REST does not have built in error handling.
Hence error handling in Orchestra should be identified.
Scenarios identified for error handling - invocation of endpoint fails from ORC to SNOW.
We used OOTB HTTP error codes to do the error handling.

Mandatory fields for import

A unique ID of article from the source, the title of the article and the content were made mandatory for the import of data/ content to staging table.

Mapping attachments

Proposal – Use “hash id” + “filename” for attachment mapping into staging table.
To keep the attachment name unique, an attribute of 36 characters was identified as the unique ID – field name - <ID_filename>
The ID can be found on every article’s source code for troubleshooting.
So, attachment needs to be checked by this ID and mapped.

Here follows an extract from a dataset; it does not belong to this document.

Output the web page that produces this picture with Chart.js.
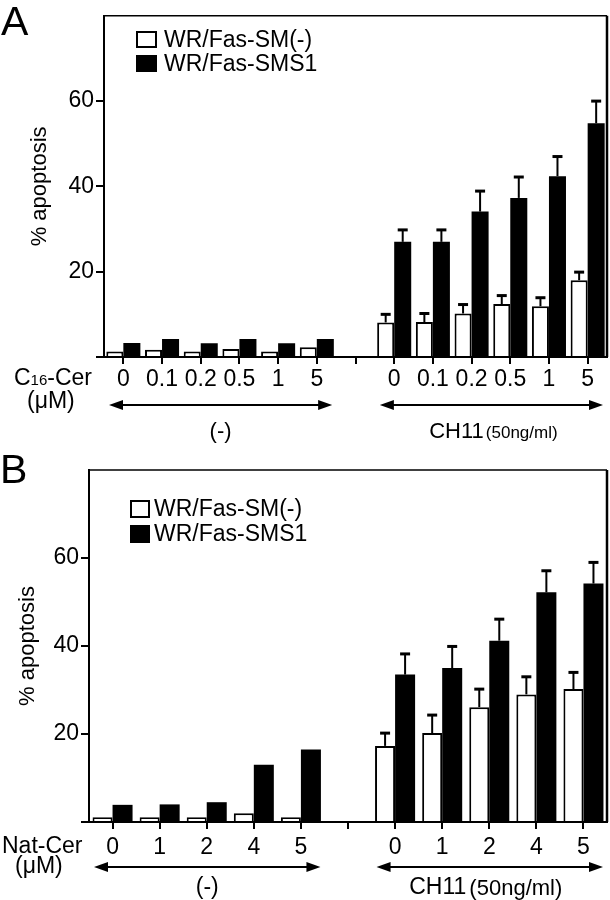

Replacing the URL path on attachment

The attachment comes in the form of an URL.
The URL contains a source path which should be replaced with the local ServiceNow instance path and sys_id of the attachment.

The dummy article

To do the above activity, we need to store the attachment in ServiceNow.
We used a dummy article protected by a before Delete BR to prevent accidental deletion of the article.
The sys_id of the article was stored in a system property and referenced in the BR.
The backup XML was stored in the story where the idea of dummy article is devised.

Positioning of the attachment in article

If an article has multiple attachments at source, then the path needs to be replaced with proper URL such that the positioning of the attachments in the article remains undisturbed.
URL format was stored in a regex to use that and identify the proper positioning of attachments.
Once identified, the path of the source would be first replaced with sys_attachment table for attachments and later on linked to the target article.

Methods used to push data:

Batch import was suggested because of bulk data. (12000+ articles)

The batch import was suggested only for the initial load.

insertMultiple’ was the function call for doing the batch import.

insertMultiple was used as the preferred method since calling the web service per article would have a significant impact on the system performance.

Parsing of the article:

Ensure that the payload from Orchestra is of proper XML format for parsing to progress smoothly.
Article from SQL system was imported as plain HTML formatted content (but filled with third party system specific HTML attributes.
The HTML content is assumed to be well formatted (according to XML standards) to parse it via DOM API and find the relevant tags of interest.
OOTB XMLDocument script object is reused to script parse the HTML content and navigate via DOM structure.
Reference - https://docs.servicenow.com/bundle/jakarta-application-development/page/script/server-scripting/conc...
The unique identifier at source will be the first to be parsed from XML payload and mapped to the relevant field on staging table.

NOTE – The import of data and attachments should take place before parsing and correlation takes place.

After Import

The state of the article changes from Draft to Published.
State of the relevant article in the staging table. Draft --> Processed.
Article has an attachment, but for some reason doesn’t process it to the target table. Staging table and Article on kb_knowledge table in Draft.
Staging table was updated using the UI messages for stages like:
- Article is created,
- State in Draft,
- Article is updated,
- Articles without attachment,
- Articles with attachment,
- Path replacement,
- State changes to Processed,
- State change to error on staging table,
- Error messages for Mandatory fields on staging table.
A field was dedicated on the staging table to store the Target KB article number. This field would now be updated on successful import post the acknowledgement from Orchestra.

Cleanup jobs:

The staging table was scheduled to be cleaned every 30 days to ensure we do not hold data which is already processed.
It was carefully validated that every record being deleted is fully processed at the target table, older than 30 days to identify the proper records for deletion.